Les craintes de la population parlant l’assamais — 50 % des habitants de l’État — concernent la terre et l’identité. Les militants des droits de l’homme d’Inde continentale, qui se sont empressés de venir en aide aux exclus du RNC, ne semblent pas comprendre la nature du problème ou, du moins, n’en tiennent pas compte. Ils s’élèvent à juste titre contre les conditions inhumaines des camps de détention [en juin dernier, l’Assam, qui compte déjà six centres de détention, a annoncé la construction de dix centres de plus pour y enfermer les “immigrés illégaux”], mais, en ignorant les préoccupations des Assamais, ils ferment quasiment la porte à un dialogue avec la population locale.
Les droits des exclus doivent être défendus
C’est donc à l’ensemble du pays qu’il incombe de se poser un certain nombre de questions. Tout en défendant les droits des exclus, l’Inde doit réfléchir à l’avenir de l’Assam et de sa population. Il est impossible de renvoyer les exclus au Bangladesh. Avec une densité de population de 1 400 habitants au kilomètre carré, le pays est incapable d’en absorber davantage. De son côté, l’Assam ne peut être condamné pour ses échecs. Son point de vue doit être pris en considération. Le reste de l’Inde est-il prêt à accepter une partie des exclus ?
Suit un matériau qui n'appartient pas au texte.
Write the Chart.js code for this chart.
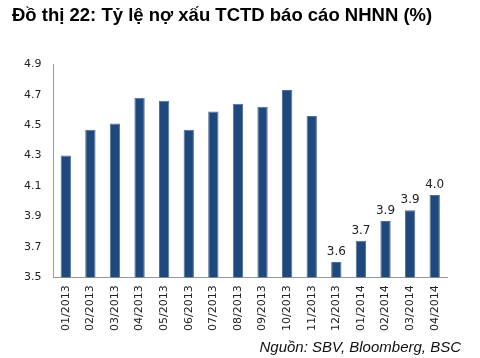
<!DOCTYPE html>
<html><head><meta charset="utf-8">
<script src="https://cdn.jsdelivr.net/npm/chart.js@4"></script>
<style>html,body{margin:0;padding:0;background:#fff}</style>
</head><body>
<canvas id="c" width="480" height="358"></canvas>
<script>
const categories = ["01/2013","02/2013","03/2013","04/2013","05/2013","06/2013","07/2013","08/2013","09/2013","10/2013","11/2013","12/2013","01/2014","02/2014","03/2014","04/2014"];
const npl = [4.30,4.47,4.51,4.68,4.66,4.47,4.59,4.64,4.62,4.73,4.56,3.60,3.74,3.87,3.94,4.04];
const labelledFrom = 11;
const yTicks = [3.5,3.7,3.9,4.1,4.3,4.5,4.7,4.9];
const titleText = 'Đồ thị 22: Tỷ lệ nợ xấu TCTD báo cáo NHNN (%)';
const sourceText = 'Nguồn: SBV, Bloomberg, BSC';

const labelPlugin = {
  id:'lbl',
  afterDatasetsDraw(chart){
    const ctx = chart.ctx;
    const meta = chart.getDatasetMeta(0);
    ctx.save();
    ctx.font = '12px "DejaVu Sans", sans-serif';
    ctx.fillStyle = '#222';
    ctx.textAlign = 'center';
    ctx.textBaseline = 'bottom';
    meta.data.forEach((bar,i)=>{
      if(i>=labelledFrom){
        ctx.fillText(npl[i].toFixed(1), bar.x, bar.y-4);
      }
    });
    ctx.restore();
  },
  afterDraw(chart){
    const ctx = chart.ctx;
    ctx.save();
    ctx.font = 'italic 15px "Liberation Sans", Arial, sans-serif';
    ctx.fillStyle = '#111';
    ctx.textAlign = 'right';
    ctx.textBaseline = 'middle';
    ctx.fillText(sourceText, 461, 348);
    ctx.restore();
  }
};

new Chart(document.getElementById('c'),{
  type:'bar',
  data:{labels:categories,datasets:[{data:npl,backgroundColor:'#1F497D',borderColor:'#4F6F9A',borderWidth:{top:1,left:1,right:1,bottom:0},barPercentage:0.42,categoryPercentage:1}]},
  options:{
    responsive:false,animation:false,
    layout:{padding:{left:12,right:33,top:0,bottom:19}},
    plugins:{
      legend:{display:false},tooltip:{enabled:false},
      title:{display:true,text:titleText,align:'start',color:'#000',
        font:{family:'"Liberation Sans", Arial, sans-serif',size:18.5,weight:'bold'},padding:{top:5,bottom:37}}
    },
    scales:{
      x:{grid:{display:false,drawTicks:false},border:{display:true,color:'#9a9a9a',width:1},
        ticks:{minRotation:90,maxRotation:90,padding:8,color:'#222',font:{family:'"DejaVu Sans", sans-serif',size:11}}},
      y:{min:3.5,max:4.9,afterBuildTicks(s){s.ticks=yTicks.map(v=>({value:v}));},
        grid:{display:false,drawTicks:false},border:{display:true,color:'#9a9a9a',width:1},
        ticks:{padding:12,color:'#222',callback:v=>v.toFixed(1),font:{family:'"DejaVu Sans", sans-serif',size:11}}}
    }
  },
  plugins:[labelPlugin]
});
</script>
</body></html>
Peut-on envisager d’autres solutions, comme l’octroi d’un permis de travail sans droit de vote ? Le reste du pays peut-il se taire quand le gouvernement central tente d’introduire un élément de politique communautaire à travers un projet d’amendement de la loi sur la nationalité ? Celui-ci stipule que les membres des communautés minoritaires du Bangladesh et du Pakistan (à savoir hindoues) devraient obtenir la citoyenneté indienne dans un délai de trois ans, et les musulmans être exclus de cette mesure ? Des questions d’identité et de terres doivent-elles se muer en un problème communautaire ? Tous les défenseurs des droits de l’homme du pays doivent réagir, pas simplement ceux de l’État d’Assam ou du nord-est du pays.